Prabowo dalam Cengkeraman: Sandera Kekuasaan di Balik Layar

- Kamis, 18 Desember 2025 | 09:50 WIB
Prabowo dalam Cengkeraman: Sandera Kekuasaan di Balik Layar

Prabowo dan Dilema Kekuasaan: Sebuah Analisis dari Kajian Politik Merah Putih

Menurut sebuah analisis politik yang cukup menggelitik, Presiden Prabowo Subianto digambarkan berada dalam posisi yang tak mudah. Ia disebut-sebut sebagai pemimpin yang "tersandera". Koordinator Kajian Politik Merah Putih, Sutoyo Abadi, mengungkapkan pandangannya ini pada Kamis, 18 Desember 2025. Inti dari analisisnya berpusat pada dua pertemuan penting antara Prabowo dan Presiden China, Xi Jinping.

Pertemuan pertama terjadi akhir Maret hingga awal April 2024. Lalu, mereka bertemu lagi pada November di tahun yang sama. Dalam kunjungan-kunjungan itulah, Xi Jinping disebut menyapa Prabowo sebagai "Elected President Jokowi". Sebuah sapaan yang, bagi sebagian pengamat, punya makna tersendiri.

Sutoyo mengutip apa yang diucapkan Prabowo di hadapan pemimpin China itu. "Saya mendukung yang lebih dekat dan lebih berkualitas antara China dan Indonesia. Pencapaian beliau (Jokowi) akan jadi pedoman program saya. Saya akan melanjutkan kebijakan Presiden Joko Widodo dan juga pencapaian pemimpin China," begitu kira-kira pernyataan Prabowo.

Nah, dari sinilah ceritanya mulai berliku. Pertemuan lanjutan antara Prabowo dan Jokowi di Solo pada 13 Oktober 2024 disebut bukan sekadar silaturahmi biasa. Ada agenda lain. Di kediaman Jokowi, mantan presiden itu konan menitipkan sejumlah orang untuk masuk ke dalam Kabinet Merah Putih. Tak hanya itu, Jokowi juga dikabarkan meminta Prabowo untuk tidak mengutak-atik program oligarki yang sudah mendapat lampu hijau dari Xi Jinping.
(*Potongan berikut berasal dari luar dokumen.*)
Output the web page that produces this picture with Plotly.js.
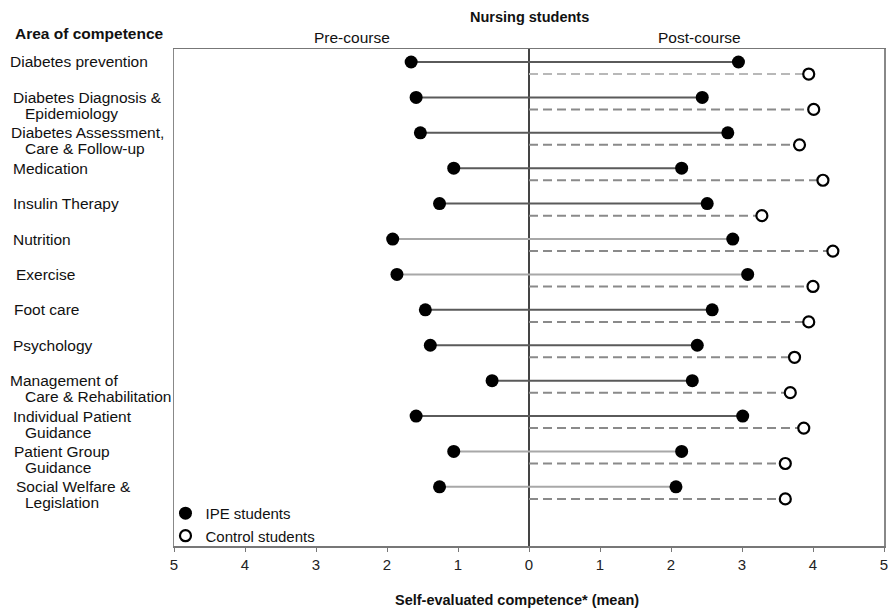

Alasannya sederhana namun mencemaskan: ganggu program itu, maka oligarki bisa mengacaukan perekonomian negara.

Lalu, benarkah Prabowo cuma dikendalikan oleh apa yang disebut "Geng Solo"? Sutoyo punya pendapat berbeda. "Munculnya statement bahwa Presiden Prabowo dikendalikan Geng Solo (Jokowi), adalah tidak tepat, bahkan bisa menyesatkan," katanya.

Menurut dia, yang terjadi justru lebih kompleks. "Karena sejak awal sudah ada kesepakatan Prabowo dengan Xi Jinping, maka sesungguhnya Xi Jinping-lah yang mengendalikan Presiden Prabowo. Jokowi sejak jadi Presiden tidak lebih hanya sebagai boneka yang diremote oligark dan Xi Jinping," tegas Sutoyo.

Analisis ini mendapat penguat dari sebuah kasus nyata. Coba lihat peran Luhut Binsar Pandjaitan sebagai Ketua DEN dalam kasus Morowali. Dia disebut tidak berkoordinasi dengan Presiden, melainkan langsung dengan mitra utama China, Wang Yihan, yang ditunjuk langsung oleh Xi Jinping. Ini menunjukkan alur komunikasi dan kendali yang, bagi Sutoyo, sudah melenceng dari hierarki normal.